In sessions of up to three hours, the women told us details of the most horrible and humiliating situations to which a human being can be subjected. If the portrait, as Richard Brilliant says, belongs to the present memory of the person represented, shrouds are the portrait of the irreparable harm which violence leaves in humanity. They are thus portraits of the killer as well, because we see the dimension of his capacity to destroy in them. They are portraits of the victims who bare themselves before our eyes, showing the evil of which some people are capable as well as the wish to transcend the earthly realm in the hope of something better.

They are the reflection of my experience of sorrow and the result of my interpretation of the effects of violence. And I also think that they are the mirror in which you, the spectators of the work, can see the reflection of yourselves as your own sorrow becomes that of others.

I always intended to print these portraits on silk because I wanted to convey, as the women themselves told me more than once, that they are beings who no longer belong to the world, that violence had left them DEAD IN LIFE. That is why my intention always was to attain light, diaphanous, phantasmal images that would capture that sensation and that profound wish for transcendence.
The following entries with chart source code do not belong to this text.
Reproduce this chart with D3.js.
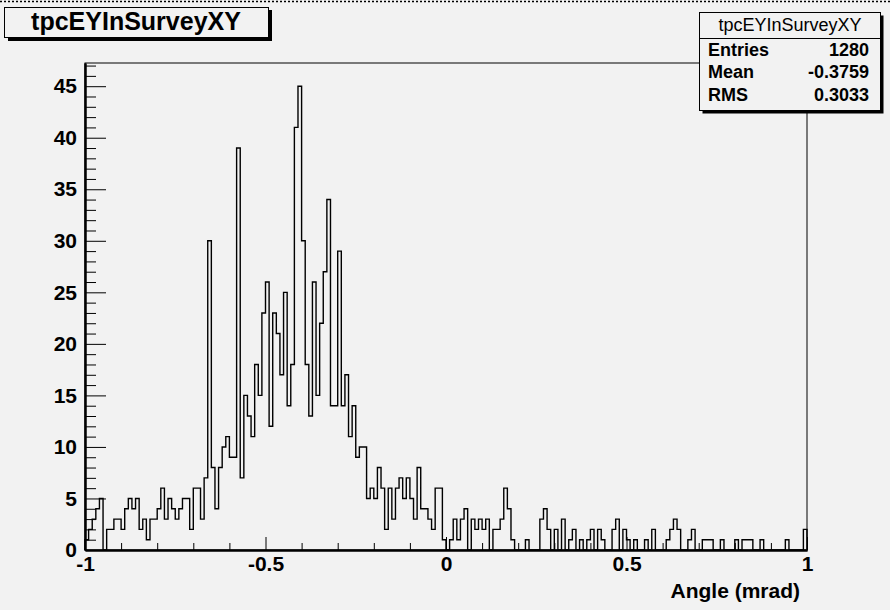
<!DOCTYPE html>
<html>
<head>
<meta charset="utf-8">
<script src="https://cdn.jsdelivr.net/npm/d3@7"></script>
<style>
  html, body { margin: 0; padding: 0; background: #f2f2f2; }
  svg { display: block; font-family: "Liberation Sans", Arial, Helvetica, sans-serif; }
</style>
</head>
<body>
<svg id="chart" width="890" height="610"></svg>
<script>
const width = 890;
const height = 610;

// histogram: 200 bins from -1 to 1
const histName = 'tpcEYInSurveyXY';
const xTitle = 'Angle (mrad)';
const binLow = -1;
const binHigh = 1;
const counts = [
  1, 2, 3, 4, 5, 0, 2, 2, 3, 3,
  2, 4, 5, 4, 5, 2, 3, 1, 3, 3,
  4, 6, 3, 5, 4, 3, 4, 5, 5, 2,
  6, 6, 3, 7, 30, 8, 4, 8, 10, 11,
  9, 9, 39, 7, 15, 13, 11, 18, 15, 23,
  26, 12, 23, 21, 17, 25, 14, 18, 41, 45,
  30, 18, 13, 26, 15, 22, 27, 34, 14, 14,
  29, 14, 17, 11, 14, 9, 10, 10, 5, 6,
  5, 8, 6, 2, 6, 3, 6, 7, 5, 7,
  5, 3, 8, 4, 4, 3, 2, 6, 6, 1,
  0, 1, 3, 1, 3, 4, 0, 3, 2, 3,
  2, 3, 0, 2, 2, 3, 6, 4, 1, 0,
  0, 0, 1, 0, 0, 0, 3, 4, 2, 0,
  2, 0, 3, 0, 1, 2, 0, 1, 0, 1,
  2, 0, 2, 1, 0, 0, 2, 3, 0, 2,
  1, 0, 1, 0, 0, 1, 0, 2, 0, 0,
  0, 1, 2, 3, 2, 0, 0, 1, 2, 0,
  0, 1, 1, 1, 0, 0, 1, 0, 0, 0,
  1, 0, 1, 1, 1, 0, 0, 1, 0, 0,
  0, 0, 0, 0, 1, 0, 0, 0, 0, 2
];
const statLabels = ['Entries', 'Mean', 'RMS'];
const statValues = ['1280', '-0.3759', '0.3033'];
const xMajorTicks = [-1, -0.5, 0, 0.5, 1];
const xTickLabels = ['-1', '-0.5', '0', '0.5', '1'];
const yMajorTicks = [0, 5, 10, 15, 20, 25, 30, 35, 40, 45];

const svg = d3.select('#chart');
const frame = {left: 85, right: 807, top: 63, bottom: 550};

const x = d3.scaleLinear().domain([binLow, binHigh]).range([frame.left, frame.right]);
const y = d3.scaleLinear().domain([0, d3.max(counts) * 1.05]).range([frame.bottom, frame.top]);

svg.append('rect').attr('width', width).attr('height', height).attr('fill', '#f2f2f2');

// dotted selection line across the top
svg.append('line')
  .attr('x1', 0).attr('x2', width).attr('y1', 1.5).attr('y2', 1.5)
  .attr('stroke', '#000').attr('stroke-width', 1.5).attr('stroke-dasharray', '2,2');

// frame
svg.append('rect')
  .attr('x', frame.left).attr('y', frame.top)
  .attr('width', frame.right - frame.left).attr('height', frame.bottom - frame.top)
  .attr('fill', 'none').attr('stroke', '#000').attr('stroke-width', 1);

// histogram outline
const nb = counts.length;
const bw = (binHigh - binLow) / nb;
const pts = [[binLow, 0]];
counts.forEach((c, i) => pts.push([binLow + i * bw, c]));
pts.push([binHigh, counts[nb - 1]]);
pts.push([binHigh, 0]);
const histLine = d3.line()
  .x(d => x(d[0]))
  .y(d => y(d[1]))
  .curve(d3.curveStepAfter);
svg.append('path')
  .attr('d', histLine(pts))
  .attr('fill', 'none').attr('stroke', '#000').attr('stroke-width', 1.4);

// y axis (ticks point inward)
const yMinor = d3.range(0, 48).filter(v => v % 5 !== 0);
svg.append('g').attr('transform', `translate(${frame.left},0)`)
  .call(d3.axisLeft(y).tickValues(yMinor).tickSizeInner(-11).tickSizeOuter(0).tickFormat(''));
const yAxis = svg.append('g').attr('transform', `translate(${frame.left},0)`)
  .call(d3.axisLeft(y).tickValues(yMajorTicks).tickSizeInner(-21).tickSizeOuter(0).tickPadding(8).tickFormat(d3.format('d')));

// x axis
const xMinor = d3.range(-10, 11).map(v => v / 10).filter(v => Math.abs(v * 2 - Math.round(v * 2)) > 1e-6);
svg.append('g').attr('transform', `translate(0,${frame.bottom})`)
  .call(d3.axisBottom(x).tickValues(xMinor).tickSizeInner(-7).tickSizeOuter(0).tickFormat(''));
const xAxis = svg.append('g').attr('transform', `translate(0,${frame.bottom})`)
  .call(d3.axisBottom(x).tickValues(xMajorTicks).tickSizeInner(-13).tickSizeOuter(0).tickPadding(6)
    .tickFormat((d, i) => xTickLabels[i]));

svg.selectAll('.domain').attr('stroke', '#000').attr('stroke-width', 2);
svg.selectAll('.tick line').attr('stroke', '#000').attr('stroke-width', 1);
[xAxis, yAxis].forEach(g => g.selectAll('text')
  .attr('fill', '#000')
  .style('font-family', '"Liberation Sans", Arial, sans-serif')
  .style('font-size', '21px').style('font-weight', 'bold'));

// x title
svg.append('text')
  .attr('x', 800).attr('y', 598).attr('text-anchor', 'end')
  .style('font-size', '21px').style('font-weight', 'bold')
  .text(xTitle);

// title box with shadow
svg.append('rect').attr('x', 8).attr('y', 10).attr('width', 264).attr('height', 31).attr('fill', '#000');
svg.append('rect').attr('x', 4.5).attr('y', 7.5).attr('width', 264).attr('height', 30)
  .attr('fill', '#f2f2f2').attr('stroke', '#000').attr('stroke-width', 1);
svg.append('text')
  .attr('x', 136).attr('y', 30).attr('text-anchor', 'middle')
  .style('font-size', '25px').style('font-weight', 'bold')
  .text(histName);

// stats box
const sb = {x: 699.5, y: 12.5, w: 181, h: 98};
svg.append('rect').attr('x', sb.x + 3).attr('y', sb.y + 3).attr('width', sb.w).attr('height', sb.h).attr('fill', '#000');
svg.append('rect').attr('x', sb.x).attr('y', sb.y).attr('width', sb.w).attr('height', sb.h)
  .attr('fill', '#f2f2f2').attr('stroke', '#000').attr('stroke-width', 1);
svg.append('line').attr('x1', sb.x).attr('x2', sb.x + sb.w).attr('y1', 38.5).attr('y2', 38.5)
  .attr('stroke', '#000').attr('stroke-width', 1);
svg.append('text')
  .attr('x', sb.x + sb.w / 2).attr('y', 31).attr('text-anchor', 'middle')
  .style('font-size', '18px')
  .text(histName);
const rowY = [56, 78, 101];
statLabels.forEach((lab, i) => {
  svg.append('text').attr('x', 708).attr('y', rowY[i])
    .style('font-size', '18px').style('font-weight', 'bold').text(lab);
  svg.append('text').attr('x', 869).attr('y', rowY[i]).attr('text-anchor', 'end')
    .style('font-size', '18px').style('font-weight', 'bold').text(statValues[i]);
});
</script>
</body>
</html>
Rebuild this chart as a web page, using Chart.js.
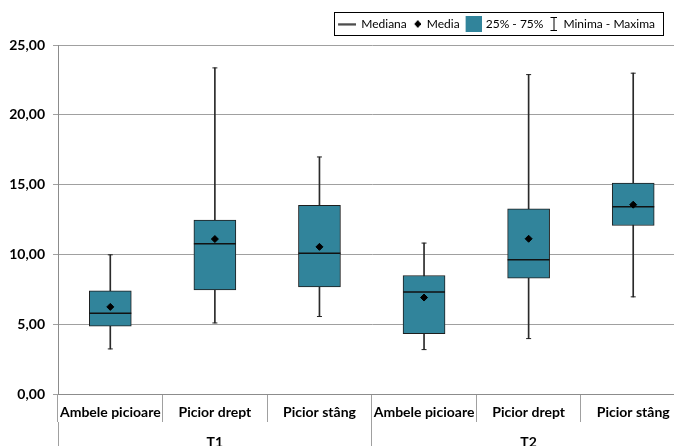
<!DOCTYPE html>
<html>
<head>
<meta charset="utf-8">
<title>Boxplot T1 / T2</title>
<script src="https://cdn.jsdelivr.net/npm/chart.js@4.4.0/dist/chart.umd.min.js"></script>
<style>
  html, body { margin: 0; padding: 0; overflow: hidden; background: #fff; }
  canvas { display: block; }
</style>
</head>
<body>
<!-- wider than the window: the right end of the plot is cut off like in the picture -->
<canvas id="myChart" width="708" height="446"></canvas>
<script>
'use strict';
// categories
var labels = ['Ambele picioare', 'Picior drept', 'Picior stâng', 'Ambele picioare', 'Picior drept', 'Picior stâng'];
var groups = ['T1', 'T2'];
// values
var minima = [3.23, 5.09, 5.55, 3.18, 3.97, 6.96];
var q1 = [4.86, 7.46, 7.67, 4.33, 8.30, 12.07];
var mediana = [5.79, 10.76, 10.09, 7.30, 9.61, 13.41];
var media = [6.24, 11.10, 10.54, 6.91, 11.12, 13.56];
var q3 = [7.39, 12.46, 13.51, 8.49, 13.27, 15.11];
var maxima = [9.97, 23.36, 16.98, 10.81, 22.88, 22.98];
// legend texts
var legendTexts = ['Mediana', 'Media', '25% - 75%', 'Minima - Maxima'];
var legendIndent = ['   ', '', '  ', '']; // room for the wider symbols

var teal = '#31849B';
var gridColor = '#a0a0a0';
var axisColor = '#8c8c8c';

Chart.defaults.font.family = 'Lato';

// small pictures for the legend symbols (legend box is 8px wide, wider ones spill left)
function makeIcon(w, h, draw) {
    var c = document.createElement('canvas');
    c.width = w;
    c.height = h;
    draw(c.getContext('2d'));
    return c;
}
var lineIcon = makeIcon(28, 3, function (ctx) {
    ctx.fillStyle = '#000';
    ctx.fillRect(10, 1, 18, 1.4);
});
var diamondIcon = makeIcon(8, 12, function (ctx) {
    ctx.fillStyle = '#000';
    ctx.beginPath();
    ctx.moveTo(5, 2);
    ctx.lineTo(8.5, 6);
    ctx.lineTo(5, 10);
    ctx.lineTo(1.5, 6);
    ctx.closePath();
    ctx.fill();
});
var boxIcon = makeIcon(24, 16, function (ctx) {
    ctx.fillStyle = teal;
    ctx.fillRect(8, 0, 16, 16);
});
var rangeIcon = makeIcon(8, 14, function (ctx) {
    ctx.fillStyle = '#000';
    ctx.fillRect(1, 0, 7, 1);
    ctx.fillRect(4, 0, 1, 14);
    ctx.fillRect(1, 13, 7, 1);
});
var icons = [lineIcon, diamondIcon, boxIcon, rangeIcon];

function pair(a, b) {
    var out = [];
    for (var i = 0; i < a.length; i++) {
        out.push([a[i], b[i]]);
    }
    return out;
}

function noSidePadding(s) {
    s.paddingLeft = 0;
    s.paddingRight = 0;
}

// move the legend to the right place and draw the frame round it
var legendPlugin = {
    id: 'legendPlace',
    afterLayout: function (chart) {
        var l = chart.legend;
        var h = l.bottom - l.top;
        var w = l.right - l.left;
        l.top = 12;
        l.bottom = l.top + h;
        l.right = 661;
        l.left = l.right - w;
    },
    afterDraw: function (chart) {
        var boxes = chart.legend.legendHitBoxes;
        if (!boxes || !boxes.length) return;
        var first = boxes[0];
        var last = boxes[boxes.length - 1];
        var ctx = chart.ctx;
        ctx.save();
        ctx.strokeStyle = '#000';
        ctx.lineWidth = 1;
        ctx.strokeRect(Math.round(first.left - 4) + 0.5, Math.round(first.top - 6) + 0.5,
            Math.round(last.left + last.width - first.left + 12), Math.round(first.height + 11));
        ctx.restore();
    }
};

var ctx = document.getElementById('myChart').getContext('2d');
var chart = new Chart(ctx, {
    data: {
        labels: labels,
        datasets: [{
            type: 'line',
            label: 'Media',
            data: media,
            showLine: false,
            pointStyle: 'rectRot',
            pointRadius: 3.5,
            pointBackgroundColor: '#000',
            pointBorderColor: '#000',
            pointBorderWidth: 1,
            order: 0
        }, {
            type: 'line',
            label: 'Mediana',
            data: mediana,
            showLine: false,
            pointStyle: 'line',
            pointRadius: 21,
            pointBorderColor: '#111',
            pointBorderWidth: 1.5,
            order: 1
        }, {
            type: 'bar',
            label: '25% - 75%',
            data: pair(q1, q3),
            backgroundColor: teal,
            borderColor: '#1e1e1e',
            borderWidth: 1,
            borderSkipped: false,
            barThickness: 42,
            grouped: false,
            order: 2
        }, {
            type: 'line',
            label: 'Maxima',
            data: maxima,
            showLine: false,
            pointStyle: 'line',
            pointRadius: 2.5,
            pointBorderColor: '#222',
            pointBorderWidth: 1,
            order: 3
        }, {
            type: 'line',
            label: 'Minima',
            data: minima,
            showLine: false,
            pointStyle: 'line',
            pointRadius: 2.5,
            pointBorderColor: '#222',
            pointBorderWidth: 1,
            order: 3
        }, {
            type: 'bar',
            label: 'Minima - Maxima',
            data: pair(minima, maxima),
            backgroundColor: '#2a2a2a',
            barThickness: 1,
            grouped: false,
            order: 4
        }]
    },
    options: {
        responsive: false,
        animation: false,
        events: [],
        layout: { padding: { top: 17, right: 0, left: 0, bottom: 0 } },
        plugins: {
            tooltip: { enabled: false },
            legend: {
                position: 'top',
                align: 'end',
                labels: {
                    usePointStyle: true,
                    pointStyleWidth: 8,
                    padding: 6,
                    color: '#000',
                    font: { size: 12 },
                    generateLabels: function () {
                        return legendTexts.map(function (t, i) {
                            return {
                                text: legendIndent[i] + t,
                                pointStyle: icons[i],
                                fillStyle: 'transparent',
                                strokeStyle: 'transparent',
                                lineWidth: 0,
                                hidden: false,
                                datasetIndex: i
                            };
                        });
                    }
                }
            }
        },
        scales: {
            x: {
                type: 'category',
                position: 'bottom',
                offset: true,
                grid: { offset: true, drawOnChartArea: false, tickLength: 28, color: gridColor },
                border: { color: axisColor },
                ticks: {
                    color: '#000',
                    font: { size: 14, weight: 'bold' },
                    padding: -18,
                    maxRotation: 0,
                    autoSkip: false
                },
                afterFit: function (s) { s.height = 28; noSidePadding(s); }
            },
            xg: {
                type: 'category',
                labels: groups,
                position: 'bottom',
                weight: 1,
                offset: true,
                grid: { offset: true, drawOnChartArea: false, tickLength: 24, color: gridColor },
                border: { display: false },
                ticks: {
                    color: '#000',
                    font: { size: 14, weight: 'bold' },
                    padding: -12,
                    maxRotation: 0,
                    autoSkip: false
                },
                afterFit: function (s) { s.height = 24; noSidePadding(s); }
            },
            y: {
                min: 0,
                max: 25,
                grid: { color: gridColor, tickLength: 5 },
                border: { color: axisColor },
                ticks: {
                    stepSize: 5,
                    padding: 8,
                    color: '#000',
                    font: { size: 14, weight: 'bold' },
                    callback: function (v) { return v.toFixed(2).replace('.', ','); }
                },
                afterFit: function (s) { s.width = 58; }
            }
        }
    },
    plugins: [legendPlugin]
});
</script>
</body>
</html>
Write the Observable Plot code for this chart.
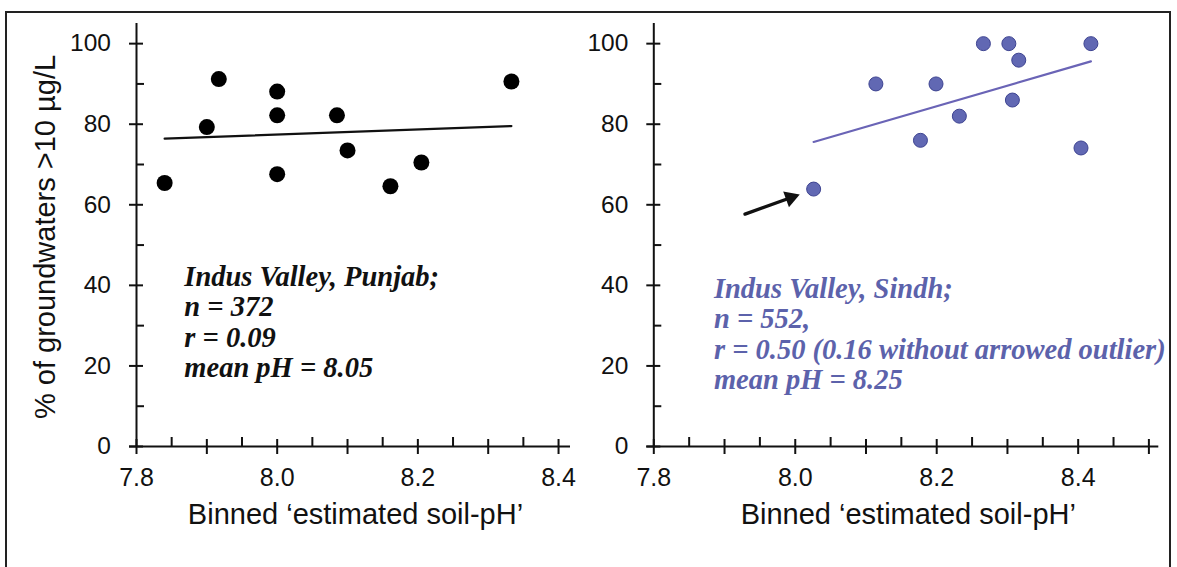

It is this ethereal dimension that has given me an overwhelming sense that these images should be kept in sacred places and spaces of reflection, where, regardless of our religion, the journey of the work through the space would help us to be not only spectators but transform us, in one way or another, into pilgrims who will enter into communion with these images on the basis of our beliefs, so that, as Susan Sontag says, we may be able to keep this reality in mind from now onwards.2

The history of a country cannot be written in silence and its memory must not be built in the dark. For that reason, I think that to tell, record, show and try to understand our history from every possible standpoint is a necessity.